‘Dear Future Wifey’ Podcast’s Laterras R. Whitfield On How To Become A ‘Student Of Love’

In just five years, Laterras R. Whitfield, playwright, Emmy-nominated producer, host, and entrepreneur, has turned his Dear Future Wifey podcast into a brand that boasts 640,000 YouTube subscribers, constantly ranks in the top 10 relationship podcasts on iTunes, and has 200,000+ monthly subscribers. Whitfield started the podcast five years ago, in the throes of the Coronavirus pandemic, about five years post-divorce, and needing to process his next steps in life and love. 

“Divorce is the most painful thing I’ve ever been through for various reasons, as a Christian man. I was the one who filed for divorce, I was the one who was adulterous in my relationship, and then decided after years of going through therapy that it would be best for me to walk away from my marriage,” Whitfield told EBONY. “It’s a death, and I felt it. I felt it the day that the judge hit the gavel, and I walked out of there; I felt exposed; I felt naked. I felt uncovered, and I was like, “This don’t feel good.”

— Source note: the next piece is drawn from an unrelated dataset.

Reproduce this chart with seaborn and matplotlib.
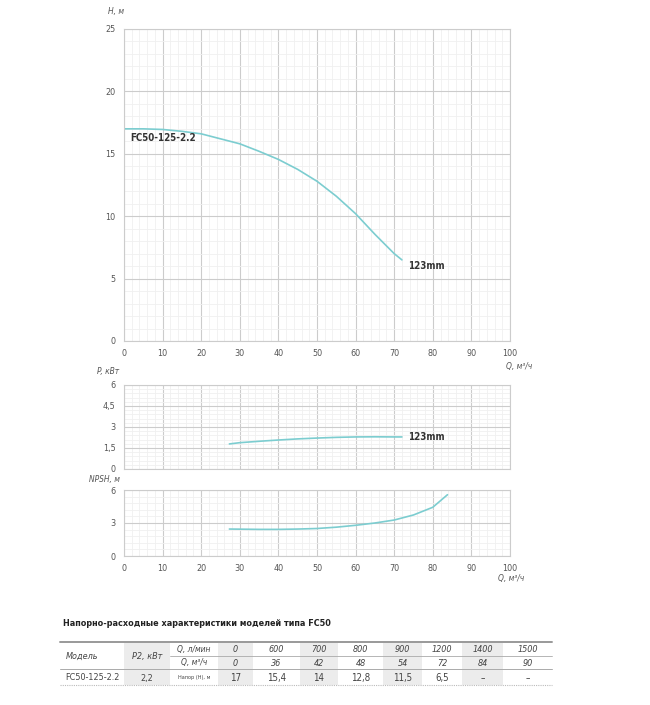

It was this level of vulnerability that Whitfield displayed on his podcast and that his guests brought out in him that helped him grow quickly. Some guests were controversial, such as Da’Naia Jackson, who had gone viral for her tumultuous relationship with self-proclaimed relationship expert Derrick Jaxn, or Pastor Reggie Steale, who admitted that his wife of 30-plus years wasn’t initially his type.

But the subtext behind the clips that go viral is that Whitfield hopes that the honest conversations he hosts can help people learn more about the complexities of relationships, even when it’s not pretty, and how to show up in love, starting with themselves, and then by extension, an eventual spouse. 

“God told me, ‘I can’t heal what you won’t reveal,’ Whitfield said. He emphasizes that he’s not trying to be an expert or tell anyone what to do, but to illustrate through honesty and imperfection that evolution and healing can start from within. 

This philosophy is the basis of Whitfield’s upcoming book, “Student of Love.” The premise is encouraging people to become students of love before they can become healthy in love. The book is for anyone—whether single, dating, divorced, married, or healing from heartbreak—who is seeking to build more intentional connections. It’s a practical guide that provides practical tools for navigating the highs and lows of relationships and being in-between, reflections on rejection, self-sabotage, and healing from trauma with the help of 200+ podcast interviews with everyday couples, A-listers, and lessons from Leterras’ own life.” 

“I want readers to take away from it that we’re all in process and we’re not all at the end point. If we become a student of love, and the student of our partner, a student of our kids, a student of our parents, a student of society, as a whole, whether it’s our co-workers, then you learn that people have certain needs,” explained Whitfield.

“A lot of times when we get into these friendships or relationships, whether they’re platonic and romantic, we want people to be like us. It’s like ‘I’d want you to think, like, I think, be like, I am,’ instead of saying, ‘What can you teach me?’ And if we always maintain the heart posture of a student to learn how people show up in love or not show up in love, then we’ll become a better student of love.” 

Whitfield, who recently remarried, looks forward to his wife joining him on the Dear Future Wifey podcast as a cohost starting December 31, and the launch of “Student of Love,” which can be pre-ordered now, on January 13.